I recall as a child that there were two kinds of Christmas wrapping paper. One was a large roll wrapped alone, usually fancy. We never bought that one. We bought the cheap, small package of four rolls. Wrapping paper, one roll of tape, and we were on our way. But every year we made the same mistake and had to go back to the store to buy a second roll of tape the next day.
Next came the debate. Should you randomly wrap everyone’s gifts in any of the papers, or use one pattern for each person, turning Christmas morning into a somewhat organized chaos? I remember one problem using the one-pattern-per-person theory was that it easily backfired when the children started to count how many presents they got. You can obscure the number of presents a child has by using different wrappings, but if each kid has their own pattern it’s only a matter of time before they discover who got how many gifts and, in true Christmas spirit, begin fighting. The fact that one toy is more expensive than another does not count to a child. Plus, when you’re all done with the wrapping paper, the empty tubes become fighting swords for the next morning’s joust.
Somewhere there is a hall of shame for horrible gift wrappers. The first face you’ll see in there is mine. Never in my life have I successfully wrapped a gift that didn’t look like a committee of drunks did it. I always got the paper wrong and had to cut off some of the length and add it to the width to make it perfect. I work on making those nice little hospital corners but they always look like they got run over by a dump truck.
I can get a ribbon wrapped around the box, but then I have to face my nemesis—the bow. Nowadays, I just press in the pre-made bows. But in the olden days, we had to make our own. Once you tied the ribbon around the present, you had long strips left-over which theoretically were self-curling ribbons but weren’t exactly self-curling. You had to open a scissor, place the ribbon on the blade, place your thumb against the ribbon which is against the blade, pull tight, and pull the ribbon, through to make it curl, but not with so much power that you would make it straight. An open blade, my thumb pressing down hard, anything can slip in any direction, what could possible go wrong with that? You had to do this another 15 times to get enough self-curling ribbons to make a fancy bow, plus with 15 ribbons it was easy to hide the ones with the blood underneath.
I recall wrapping parties with my mother, grandmother and aunt. The one problem we constantly had was we got so caught up in our wrapping, we commonly neglected to label the gift. We had to tear open a corner until we figured out what was inside. Then we had to patch it up so that no one would know what stupid elves we were.
Leftover wrapping paper was put away for next year. Now I think to myself how ridiculous it is to save 89 cents worth of paper. But my grandmother went through the Depression and had a poem she liked to recite. “Use it up, wear it out, make it do, or do without.” People who lived through that era are notably frugal, and if my grandmother could figure a way to put a patch on a popped balloon, she would.

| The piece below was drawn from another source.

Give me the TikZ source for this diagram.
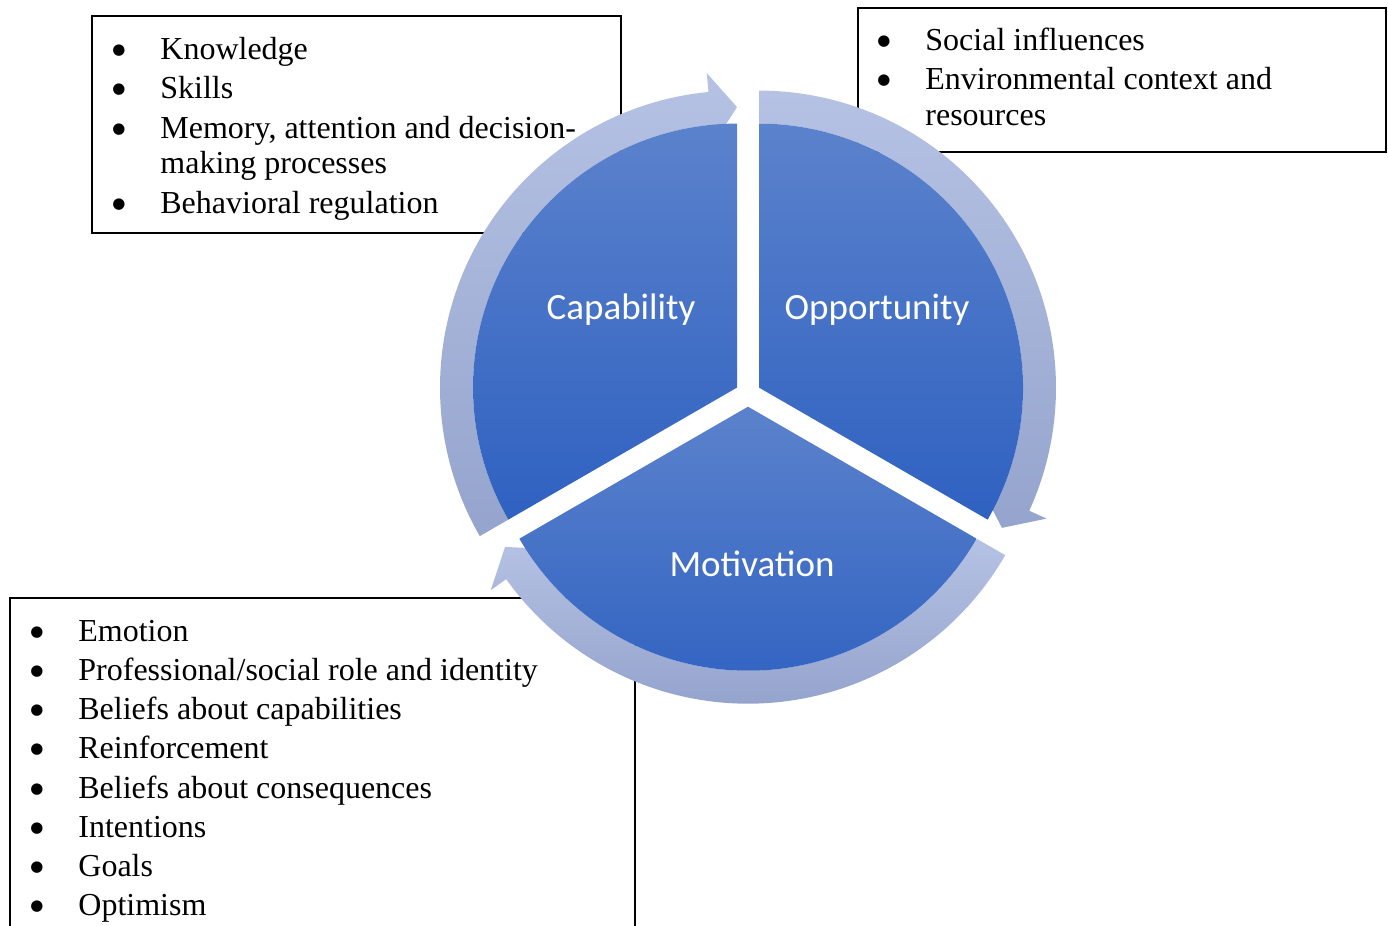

Now, wrapping is a breeze. I love the pre-fabricated bags you just drop the present in. And if you order online, they wrap it for you. The days of shamefully handing over a gift that looks like I wrapped it in the car on my way over are gone.
Such a simple task, wrapping a box. How can it challenge me the way it does? I actually took a three-hour gift-wrapping class a few years ago. I failed wrapping, but took a medal for origami model of a DNA helix. Not exactly what I was going for, since I was trying to wrap socks. Well, happy wrapping and Merry Christmas.